My last question is for you and Mr. Duncan. If the Supreme Court were to refuse an appeal, and if no bill were to be adopted, what does the government have planned to protect the persons who would find themselves in a legislative void, and Ms. Davis will provide us with their number?
Maybe I can give some clarification on what we're talking about here in terms of membership.
Since 1985, the Indian Act has allowed bands, first nations, to take over control of their membership. In order to do that, they have to ask their members for a vote, and there has to be a majority vote. Then they have to submit membership rules, adopt membership rules for that purpose. And these membership codes then apply for the determination of membership. That is all allowed by the Indian Act.
There are provisions in the Indian Act for membership for those bands that choose not to take over control of their membership. So there are two sets of rules, if you will.
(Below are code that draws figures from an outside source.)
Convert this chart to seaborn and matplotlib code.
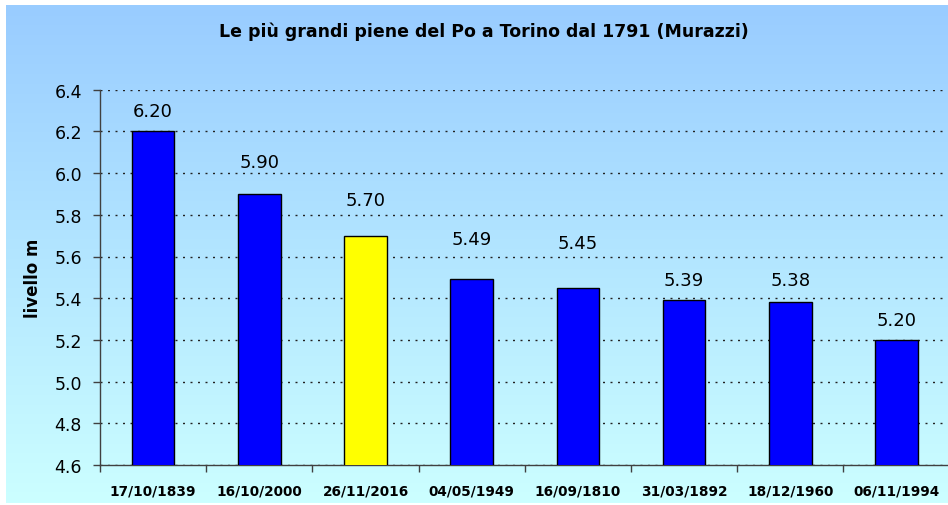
import numpy as np
import pandas as pd
import matplotlib
matplotlib.use("Agg")
import matplotlib.pyplot as plt
import seaborn as sns
from matplotlib.colors import LinearSegmentedColormap
from matplotlib.ticker import FixedLocator

# Flood dates (ordered by peak level) and hydrometric level in metres
dates = ["17/10/1839", "16/10/2000", "26/11/2016", "04/05/1949",
         "16/09/1810", "31/03/1892", "18/12/1960", "06/11/1994"]
levels = [6.20, 5.90, 5.70, 5.49, 5.45, 5.39, 5.38, 5.20]
bar_colors = ["#0000FF", "#0000FF", "#FFFF00", "#0000FF",
              "#0000FF", "#0000FF", "#0000FF", "#0000FF"]

title = "Le più grandi piene del Po a Torino dal 1791 (Murazzi)"
y_label = "livello m"
y_ticks = [4.6, 4.8, 5.0, 5.2, 5.4, 5.6, 5.8, 6.0, 6.2, 6.4]

# Vertical lift (points) of each value label above its bar
label_lift = [11.2, 19.2, 22.0, 25.2, 28.8, 11.3, 12.7, 10.6]

sns.set_theme(style="white")
plt.rcParams["font.family"] = ["DejaVu Sans"]
plt.rcParams["lines.scale_dashes"] = False
plt.rcParams["text.color"] = "black"
plt.rcParams["axes.labelcolor"] = "black"
plt.rcParams["xtick.color"] = "black"
plt.rcParams["ytick.color"] = "black"

W, H = 948, 506
fig = plt.figure(figsize=(W / 100, H / 100), dpi=100)
fig.patch.set_facecolor("white")

# Sky-blue gradient panel behind the chart
bg = fig.add_axes([6 / W, 2 / H, (W - 6) / W, (H - 8) / H])
grad = np.linspace(0, 1, 256).reshape(-1, 1)
cmap = LinearSegmentedColormap.from_list("sky", ["#99CCFF", "#CCFFFF"])
bg.imshow(grad, aspect="auto", cmap=cmap, extent=[0, 1, 0, 1], origin="upper")
bg.set_axis_off()

ax = fig.add_axes([100 / W, 40 / H, 849.6 / W, 375.3 / H])
ax.patch.set_alpha(0)

df = pd.DataFrame({"data": dates, "livello": levels})
sns.barplot(data=df, x="data", y="livello", hue="data", palette=bar_colors,
            width=0.4, edgecolor="black", linewidth=1, saturation=1,
            legend=False, ax=ax, zorder=3)

ax.set_xlim(-0.5, 7.5)
ax.set_ylim(4.6, 6.4)
ax.set_yticks(y_ticks)
ax.set_yticklabels([f"{t:.1f}" for t in y_ticks], fontsize=12.5, color="black")
ax.set_xticks(range(len(dates)))
ax.set_xticklabels(dates, fontsize=9.8, fontweight="bold", color="black")
ax.xaxis.set_minor_locator(FixedLocator(np.arange(-0.5, len(dates), 1)))

ax.set_axisbelow(True)
ax.yaxis.grid(True, color="#222222", linestyle=(0, (1.44, 3.96)), linewidth=1)
ax.xaxis.grid(False)

for s in ("top", "right"):
    ax.spines[s].set_visible(False)
for s in ("left", "bottom"):
    ax.spines[s].set_color("#404040")
    ax.spines[s].set_linewidth(1)

ax.tick_params(axis="y", left=True, direction="out", length=5, width=1,
               color="#404040", pad=8)
ax.tick_params(axis="x", which="major", bottom=True, length=0, pad=13)
ax.tick_params(axis="x", which="minor", bottom=True, direction="out",
               length=5, width=1, color="#404040")

ax.set_xlabel("")
ax.set_ylabel(y_label, fontsize=12, fontweight="bold", color="black")
ax.yaxis.set_label_coords(-0.068, 0.5)

for i, (v, lift) in enumerate(zip(levels, label_lift)):
    ax.annotate(f"{v:.2f}", (i, v), xytext=(0, lift), textcoords="offset points",
                ha="center", va="baseline", fontsize=13, color="black")

fig.text(484 / W, 1 - 32 / H, title, ha="center", va="center",
         fontsize=12.5, fontweight="bold", color="black")

fig.savefig("out.png", dpi=100, facecolor="white")
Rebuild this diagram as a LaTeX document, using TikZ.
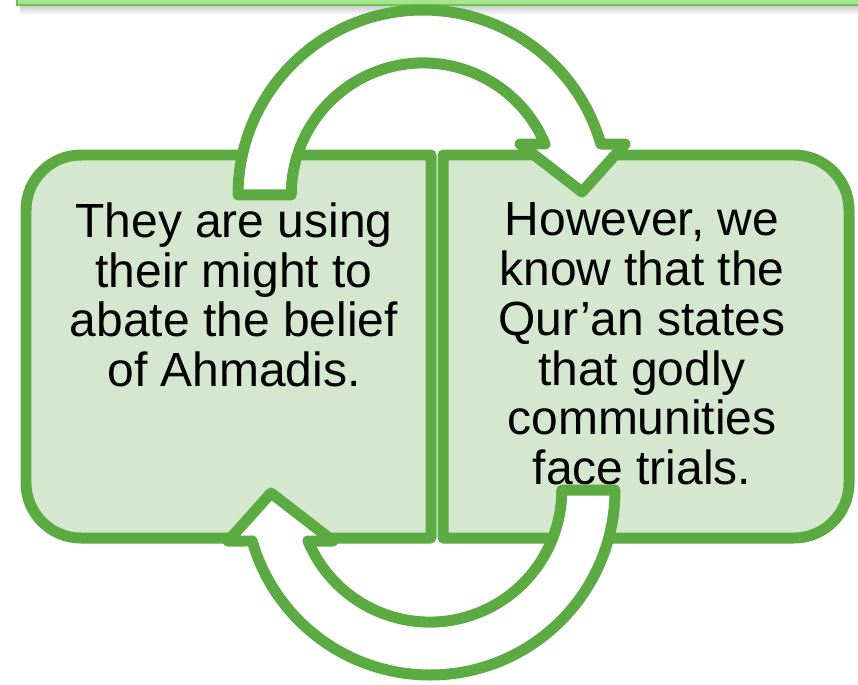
\documentclass[tikz,border=0pt]{standalone}
\usepackage{fontspec}
\setmainfont{Liberation Sans}

\definecolor{cycgreen}{HTML}{5BAA42}
\definecolor{cycfill}{HTML}{D5E8CF}
\definecolor{barfill}{HTML}{A6E58E}
\definecolor{barline}{HTML}{6CC64F}

\tikzset{
	panel/.style={draw=cycgreen, fill=cycfill, line width=0.22cm, line join=round},
	turn/.style={draw=cycgreen, fill=white, line width=0.22cm, line join=round},
	says/.style={font=\fontsize{27.3pt}{28.4pt}\selectfont, align=center, anchor=north, inner sep=0pt}
}

\begin{document}
\begin{tikzpicture}[x=0.02cm, y=0.02cm]
			\useasboundingbox (0, 0) rectangle (858, 684);

			% bar along the top edge
			\shade[top color=black!22, bottom color=white]	(20, 669) rectangle (870, 679);
			\draw[barline, fill=barfill, line width=0.05cm]	(17, 679) rectangle (870, 700);

			\draw[panel]		(431, 529) -- (81, 529) arc[start angle=90, end angle=180, radius=55]
								-- (26, 201) arc[start angle=180, end angle=270, radius=55]
								-- (431, 146) -- cycle;
			\draw[panel]		(443, 529) -- (794, 529) arc[start angle=90, end angle=0, radius=55]
								-- (849, 201) arc[start angle=0, end angle=-90, radius=55]
								-- (443, 146) -- cycle;

			\node[says] (cause) at (234, 482) {They are using\\their might to\\abate the belief\\of Ahmadis.};
			\node[says] (answer) at (642, 482) {However, we\\know that the\\Qur’an states\\that godly\\communities\\face trials.};

			% the lower arrow is the upper one turned half way round
			\foreach \turnangle in {0, 180} {
				\begin{scope}[rotate around={\turnangle:(426.5, 341.5)}]
					\draw[turn]	(423, 489) ++(180:185) arc[start angle=180, end angle=16, radius=185]
								-- (625, 540) -- (582, 492) -- (520, 540) -- (545, 540)
								arc[start angle=22.7, end angle=180, radius=132] -- cycle;
				\end{scope}
			}
		\end{tikzpicture}
\end{document}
What is proposed for these amendments is that membership entitlement, for those bands that have not taken over control of membership, would follow under the same rules that currently exist for these bands. With respect to the bands that have decided to take over control of membership, their own code would determine whether the new status Indian would be entitled to membership or not.
Well clearly, members, this is an area we're going to have to follow very closely over the next few months to see what transpires. Members may want to revisit this, depending on how events unfold. As we've heard, we may also have some legislation in front of us, in fact, as this session proceeds.
There being no other questions or comments, I'd like to thank our two department officials for coming and helping us with this rather complex issue, and I thank members for their questions.
We will see you back on Tuesday, actually, hopefully in one of the larger rooms, either the Railway Room or Reading Room as the case may be, for presentations from 11 a.m. to 2 p.m. from our newly elected aboriginal leaders.
Thank you very much. Bonne fin de semaine.